1. A method for effecting the segregation of mixed solids materials, including mixed, non-magnetic metals obtained in the processing of collected refuse after prior removals of low density materials and magnetically removable ferrous materials, which comprises the steps of:
- (a) projecting the mixed solid materials in fragmented form from the surface of a moving belt terminating above and at one end of a magnetic field such that said material fragments will be projected at a constant velocity and substantially horizontally outwardly above a plurality of successively positioned material collection zones,
- (b) providing a series of magnetic fields on each side of and perpendicular to the pathways of the projected materials to cause material fragments to cut through the magnetic force lines, thereby inducing eddy-currents across said collection zones and in the various fragments of conductive materials which provides individual magnetic fields therewith to cause drag forces resisting the horizontal movement of such fragments proportional to their individual conductivities,
- (c) providing an air flow generally in the direction of the fragment trajectories and with a velocity approximating the average velocity of the fragments to minimize the effect of wind resistance which otherwise might interfere with the separation of the materials, and
- (d) collecting the solids materials in said successively positioned collection zones in a resulting segregated manner, where the combination of gravity and the drag forces will cause low density and highly conductive fragments to fall into the closer zones and permit high density and low conductivity fragments to carry to the farther zones.

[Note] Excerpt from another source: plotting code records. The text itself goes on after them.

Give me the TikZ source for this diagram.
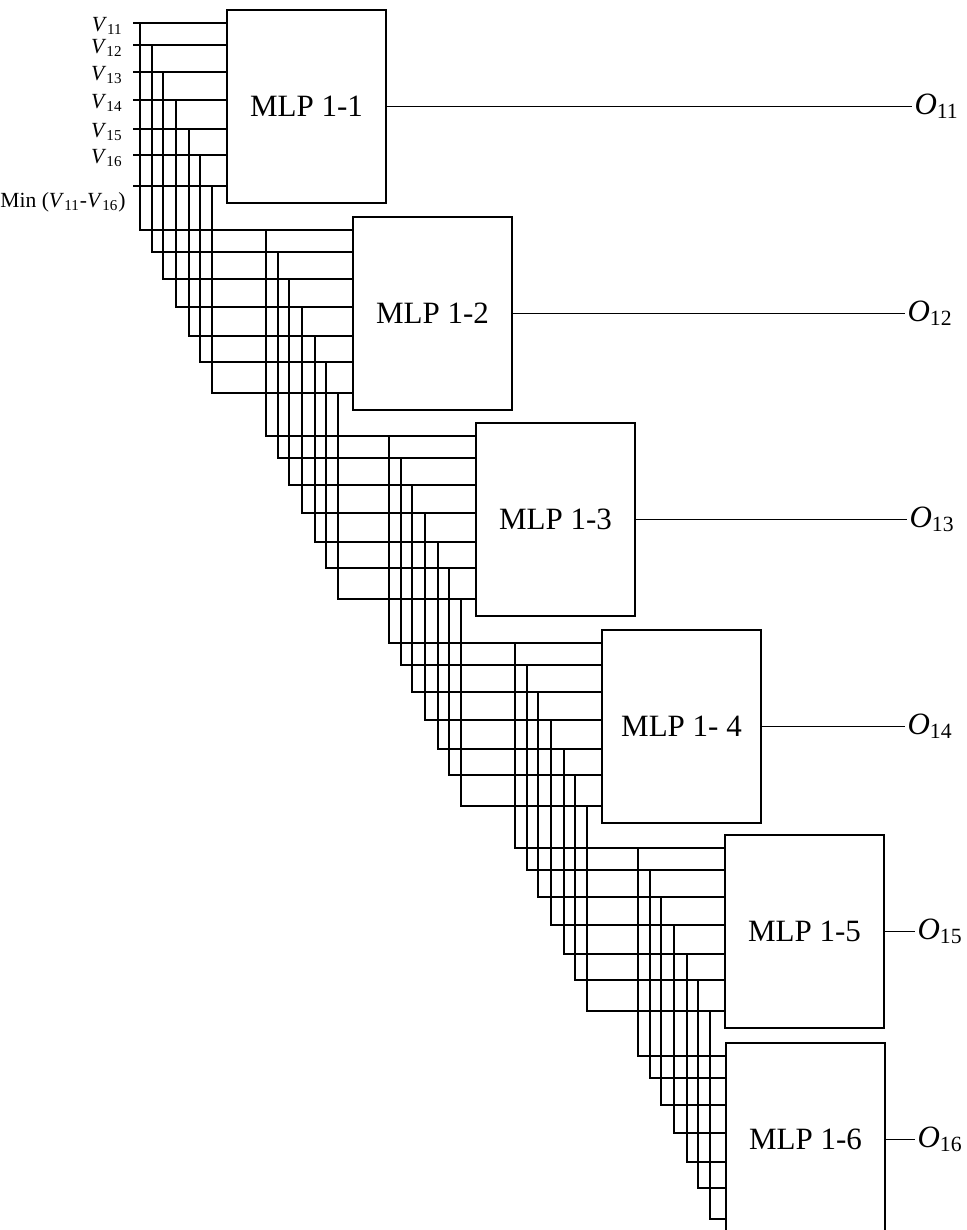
\documentclass[tikz,border=0pt]{standalone}
\usepackage{fontspec}
\setmainfont{Liberation Serif}
\usetikzlibrary{positioning,calc}
\tikzset{
  mlp/.style={draw=black,line width=1.1pt,inner sep=0pt,outer sep=0pt,
    minimum width=79.5pt,minimum height=96.5pt,anchor=north west,
    font=\fontsize{15.5}{18}\selectfont},
  wire/.style={draw=black,line width=0.55pt},
  vin/.style={anchor=east,inner sep=1pt,font=\fontsize{10.8}{12}\selectfont},
  vout/.style={anchor=west,inner sep=1pt,font=\fontsize{15.5}{18}\selectfont},
}

\begin{document}
\begin{tikzpicture}[x=0.5pt,y=-0.5pt]
\useasboundingbox (0,0) rectangle (967,1230);
% the six networks
\node[mlp] (m1) at (227,10) {MLP 1-1};
\node[mlp] (m2) at (353,217) {MLP 1-2};
\node[mlp] (m3) at (476,423) {MLP 1-3};
\node[mlp] (m4) at (602,630) {MLP 1- 4};
\node[mlp] (m5) at (725,835) {MLP 1-5};
\node[mlp] (m6) at (726,1043) {MLP 1-6};
% input points and taps of every network
\foreach \k in {1,...,6} {
  \foreach \j/\dy/\dx in {1/13/-87,2/35/-75,3/62/-64,4/90/-51,5/119/-38,6/145/-27,7/176/-15} {
    \coordinate (in\k-\j) at ($(m\k.north west)+(0,\dy)$);
    \coordinate (tap\k-\j) at ($(m\k.north west)+(\dx,\dy)$);
  }
}
\coordinate (src) at (133,0);
% feed lines into MLP 1-1
\foreach \j in {1,...,7}
  \draw[wire] (in1-\j -| src) -- (in1-\j);
\foreach \j/\n in {1/11,2/12,3/13,4/14,5/15,6/16}
  \node[vin] (lv\j) at ($(in1-\j -| src)+(-8,3)$) {\textit{V}\textsubscript{\n}};
\node[vin] (lmin) at ($(in1-7 -| src)+(-5,16)$)
  {Min (\textit{V}\textsubscript{11}-\textit{V}\textsubscript{16})};
% pass the inputs down to the next network
\foreach \k [evaluate=\k as \n using int(\k+1)] in {1,...,5}
  \foreach \j in {1,...,7}
    \draw[wire] (tap\k-\j) |- (in\n-\j);
% outputs
\foreach \k/\xo in {1/912,2/905,3/907,4/905,5/915,6/915} {
  \coordinate (o\k) at (\xo,0);
  \draw[wire] (m\k.east) -- (m\k.east -| o\k)
    node[vout] (lo\k) {\textit{O}\textsubscript{1\k}};
}
\end{tikzpicture}
\end{document}
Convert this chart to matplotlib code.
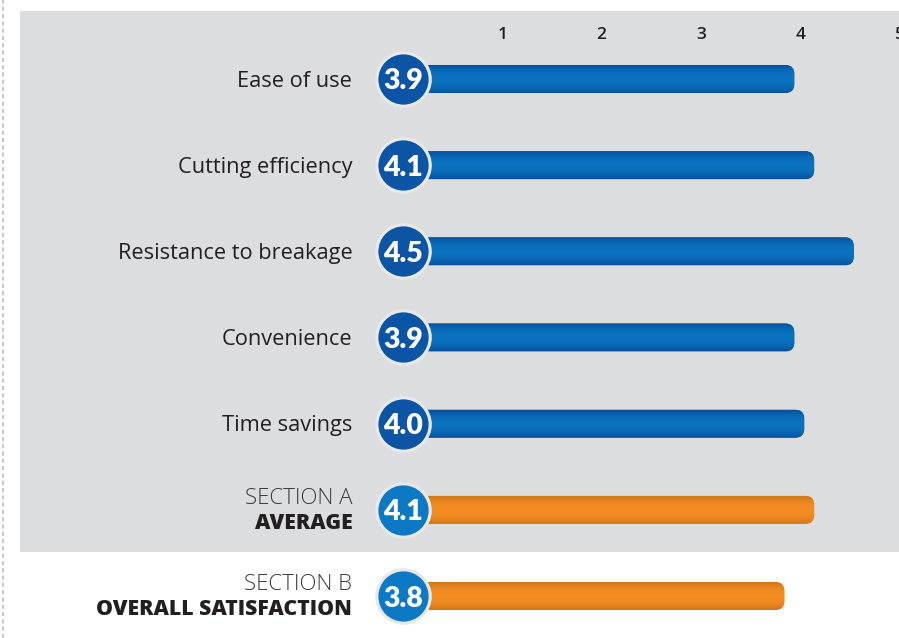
import numpy as np
import matplotlib
matplotlib.use("Agg")
import matplotlib.pyplot as plt
from matplotlib.patches import FancyBboxPatch, Rectangle
from matplotlib.lines import Line2D
from matplotlib.colors import to_rgb

# --- data ---
items = ["Ease of use", "Cutting efficiency", "Resistance to breakage",
         "Convenience", "Time savings"]
item_scores = [3.9, 4.1, 4.5, 3.9, 4.0]
summary_top = ["SECTION A", "SECTION B"]
summary_bottom = ["AVERAGE", "OVERALL SATISFACTION"]
summary_scores = [4.1, 3.8]
xticks = [1, 2, 3, 4, 5]

FONT = "Open Sans"
NUM_FONT = "Lato"
TEXT = "#231f20"
BLUE_EDGE, BLUE_MID = "#04509f", "#0b73bf"
ORANGE_EDGE, ORANGE_MID = "#cf7619", "#f48d22"
CIRCLE_DARK = "#0b55a4"
CIRCLE_LIGHT = "#0c79c4"
GRAY_BG = "#dcdddf"

W, H = 899, 638
fig = plt.figure(figsize=(W / 100, H / 100), dpi=100)
fig.patch.set_facecolor("white")

# gray panel behind section A + dashed page edge on the left
fig.patches.append(Rectangle((20 / W, 1 - 552 / H), 1 - 20 / W, (552 - 11) / H,
                             transform=fig.transFigure, facecolor=GRAY_BG,
                             edgecolor="none", zorder=-2))
fig.lines.append(Line2D([3 / W, 3 / W], [0, 1], transform=fig.transFigure,
                        color="#c9c9c9", lw=1.5, ls=(0, (2, 1.5)), zorder=-2))

# axes: x 0..5 maps to px 403..899.5, rows 86.2 px apart starting at y=79
ax = fig.add_axes([403 / W, -1.1 / H, 496.5 / W, 603.2 / H])
ax.set_facecolor("none")
ax.set_xlim(0, 5)
ax.set_ylim(6.5, -0.5)
for s in ax.spines.values():
    s.set_visible(False)
ax.set_yticks([])
ax.xaxis.tick_top()
ax.set_xticks(xticks)
ax.set_xticklabels([str(t) for t in xticks], fontfamily=FONT, fontsize=12.5,
                   color=TEXT, fontweight="semibold")
ax.tick_params(axis="x", length=0, pad=-5)

BAR_H = 28 / 86.2
RX = 9 / 99.3                      # rounding radius in x units
ASPECT = (9 / 86.2) / RX
CAP = 4 / 99.3                     # rounded end sticks out a little past the value


def gradient(edge, mid, n=64):
    t = np.linspace(-1, 1, n)
    w = (1 - t ** 2)[:, None]
    e, m = np.array(to_rgb(edge)), np.array(to_rgb(mid))
    return (e * (1 - w) + m * w)[:, None, :]


def bar(row, value, edge, mid):
    y0 = row - BAR_H / 2
    p = FancyBboxPatch((0, y0), value + CAP, BAR_H,
                       boxstyle=f"round,pad=0,rounding_size={RX}",
                       mutation_aspect=ASPECT, facecolor=mid,
                       edgecolor="none", zorder=2, clip_on=False)
    ax.add_patch(p)
    im = ax.imshow(gradient(edge, mid), extent=(0, value + CAP, y0 + BAR_H, y0),
                   aspect="auto", zorder=2.1, interpolation="bilinear")
    im.set_clip_path(p)


def badge(row, value, color):
    ax.scatter([0], [row], s=1480, color=color, edgecolors="#e8e8e9",
               linewidths=2.3, zorder=4, clip_on=False)
    ax.text(0, row, f"{value:.1f}", ha="center", va="center_baseline", color="white",
            fontfamily=NUM_FONT, fontsize=20.5, fontweight="heavy", zorder=5)


rows = list(range(len(items) + len(summary_scores)))

for i, (lab, v) in enumerate(zip(items, item_scores)):
    bar(rows[i], v, BLUE_EDGE, BLUE_MID)
    badge(rows[i], v, CIRCLE_DARK)
    ax.annotate(lab, xy=(0, rows[i]), xytext=(-36.5, -1.5), textcoords="offset points",
                ha="right", va="center", fontfamily=FONT, fontsize=15.7,
                fontweight="medium", color=TEXT, annotation_clip=False)

for j, (top, bot, v) in enumerate(zip(summary_top, summary_bottom, summary_scores)):
    r = rows[len(items) + j]
    bar(r, v, ORANGE_EDGE, ORANGE_MID)
    badge(r, v, CIRCLE_LIGHT)
    ax.annotate(top, xy=(0, r), xytext=(-36.5, 8.5), textcoords="offset points",
                ha="right", va="center", fontfamily=FONT, fontsize=16,
                fontweight="light", color="#3a3a3a", annotation_clip=False)
    ax.annotate(bot, xy=(0, r), xytext=(-36.5, -10), textcoords="offset points",
                ha="right", va="center", fontfamily=FONT, fontsize=15.3,
                fontweight="extra bold", color=TEXT, annotation_clip=False)

ax.set_xlim(0, 5)
ax.set_ylim(6.5, -0.5)

fig.savefig("out.png", dpi=100)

2. The method of claim 1 further characterized in that said magnetic field is provided from a plurality of spaced apart permanent magnets, with opposing poles on each side of the particle trajectory zone to provide magnetic lines of force transversely across such zone.
3. The method of claim 1 further characterized in that said magnetic field is provided from a plurality of spaced apart electromagnets, with opposing poles on each side of the particle trajectory zone to provide magnetic lines of force transversely across such zone.